Re Wyatt (a child) (medical treatment: continuation of order) [2005] EWHC 2293 (Fam)

C was born at 26 weeks gestation and weighing 458 grammes.  She was placed in an incubator and never left hospital.  It was the unanimous view of the doctors that she would probably never do so.  She suffered from brain damage, respiratory difficulties and poor kidney function.

The relevant NHS Trust sought a declaration which would permit them to discontinue invasive and aggressive treatment.  The parents resisted the application contending that it was their duty to maintain C’s life as she was not yet ready to die.  The Trust was granted the declarations and the parents’ appeal was dismissed by the Court of Appeal.  However, the case was remitted back to the judge to determine whether there had been changes to C’s condition significant enough to warrant reconsideration by the Court.

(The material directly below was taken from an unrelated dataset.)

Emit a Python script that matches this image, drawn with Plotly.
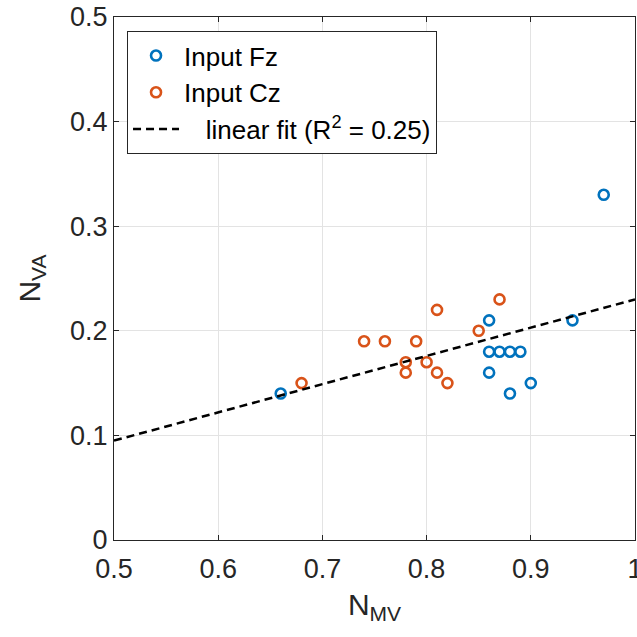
import plotly.graph_objects as go

# Data
fz_x = [0.66, 0.86, 0.86, 0.87, 0.88, 0.89, 0.86, 0.88, 0.90, 0.94, 0.97]
fz_y = [0.14, 0.21, 0.18, 0.18, 0.18, 0.18, 0.16, 0.14, 0.15, 0.21, 0.33]
cz_x = [0.68, 0.74, 0.76, 0.79, 0.78, 0.78, 0.80, 0.81, 0.82, 0.81, 0.85, 0.87]
cz_y = [0.15, 0.19, 0.19, 0.19, 0.17, 0.16, 0.17, 0.16, 0.15, 0.22, 0.20, 0.23]
fit_slope = 0.27
fit_intercept = -0.04
fit_x = [0.5, 1.0]
fit_y = [fit_slope * v + fit_intercept for v in fit_x]
x_ticks = [0.5, 0.6, 0.7, 0.8, 0.9, 1.0]
x_labels = ["0.5", "0.6", "0.7", "0.8", "0.9", "1"]
y_ticks = [0, 0.1, 0.2, 0.3, 0.4, 0.5]
y_labels = ["0", "0.1", "0.2", "0.3", "0.4", "0.5"]

FONT = "Liberation Sans, Arial, sans-serif"
BLUE = "#0072BD"
ORANGE = "#D95319"

fig = go.Figure()
fig.add_trace(go.Scatter(x=fz_x, y=fz_y, mode="markers", name="Input Fz",
                         marker=dict(symbol="circle-open", size=10, color=BLUE,
                                     line=dict(width=2.6, color=BLUE))))
fig.add_trace(go.Scatter(x=cz_x, y=cz_y, mode="markers", name="Input Cz",
                         marker=dict(symbol="circle-open", size=10, color=ORANGE,
                                     line=dict(width=2.6, color=ORANGE))))
fig.add_trace(go.Scatter(x=fit_x, y=fit_y, mode="lines",
                         name="   linear fit (R<sup>2</sup> = 0.25)",
                         line=dict(color="black", width=2.5, dash="8px,5px")))

axis_common = dict(showgrid=True, gridcolor="#e3e3e3", gridwidth=1,
                   showline=True, linecolor="#262626", linewidth=1, mirror="ticks",
                   ticks="inside", ticklen=5, tickcolor="#262626", zeroline=False,
                   automargin=False, ticklabeloverflow="allow",
                   tickfont=dict(family=FONT, size=27, color="#262626"))

fig.update_layout(
    width=637, height=637,
    margin=dict(l=114, r=2, t=17, b=97),
    paper_bgcolor="white", plot_bgcolor="white",
    font=dict(family=FONT, color="#262626"),
    xaxis=dict(range=[0.5, 1.0], tickvals=x_ticks, ticktext=x_labels,
               ticklabelstandoff=5,
               title=dict(text="N<sub>MV</sub>", font=dict(family=FONT, size=30, color="#262626"), standoff=10),
               **axis_common),
    yaxis=dict(range=[0, 0.5], tickvals=y_ticks, ticktext=y_labels,
               title=dict(text="N<sub>VA</sub>", font=dict(family=FONT, size=30, color="#262626"), standoff=20),
               **axis_common),
    legend=dict(x=0.025, y=0.973, xanchor="left", yanchor="top",
                bgcolor="white", bordercolor="#262626", borderwidth=1,
                font=dict(family=FONT, size=26, color="black"),
                tracegroupgap=0, itemwidth=46),
    showlegend=True,
)

fig.write_html("out.html", config={"displayModeBar": False},
               post_script="document.body.style.margin='0';document.body.style.overflow='hidden';")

On this review, the court found that C still had gross irreversible brain damage and the gravest chronic lung disease.  There was some real progress with the practical effect that C could leave the ward and even briefly the hospital building.  The Trust sought a declaration, which would in the event of an irreconcilable difference of opinion in treatment between the clinical team treating C and her parents, give the final decision to the clinical team.

The High Court held that any decision to grant the declaration sought by the Trust would be a novel development.  The court noted the conflict between the treatment team and the parents and the concern should a declaration not be made.  It examined the duty of the treating clinician to act in the best interests of the patient where she was not competent to make such a decision for herself.  The difficulty arose where there was a difference of opinion between the clinician and the parents as to where C’s best interests lay.  There were four potential areas for disagreement:

(i) treatment advocated by a doctor such as a blood transfusion which if refused by parents, would be an affront to conscience
(ii) where a clinician advocated treatment which though not unreasonable, was contrary to the opinion of the parents.
(iii) where parents wanted treatment which the clinician could not advise, but the giving of which would not be an affront to conscience.
(iv) where the treatment given would be an affront to conscience.

The majority of disagreements would fall into (ii) and (iii). All the clinicians agreed that in those circumstances they would in the last resort accommodate the views of the parents.

However it was acknowledged that a doctor could not be required contrary to his conscience.  A case would fall into category (iv) where a clinician concluded that a requested treatment was inimical to the best interests of the patient and that his professional conscience, intuition or hunch confirmed that view.   In those circumstances he might refuse to act and could not be compelled to do so, though he should not and should not prevent another from so acting, should that clinician feel able to do so.

That described the position in which the Trust would find itself in the event that no declaratory relief was granted.  There would be significant difficulties in framing a declaration of the type sought by the Trust.

Firstly, a declaration on an issue which was not easily defined would put the matter beyond question.

Secondly, it did not protect staff in a way that a declaration might.

Finally, it did not remove the prospect of litigation and the need for the Trust to return to court in the event of a gradual deterioration of C’s health.

Nor could a declaration of this sort prevent the parents from referring the matter back to court.

The only declaration that could be made was one which committed a treatment veto to the treating clinician.  The court could not see how such a declaration could be made in view of the present circumstances and that at the time no further declaratory relief was necessary.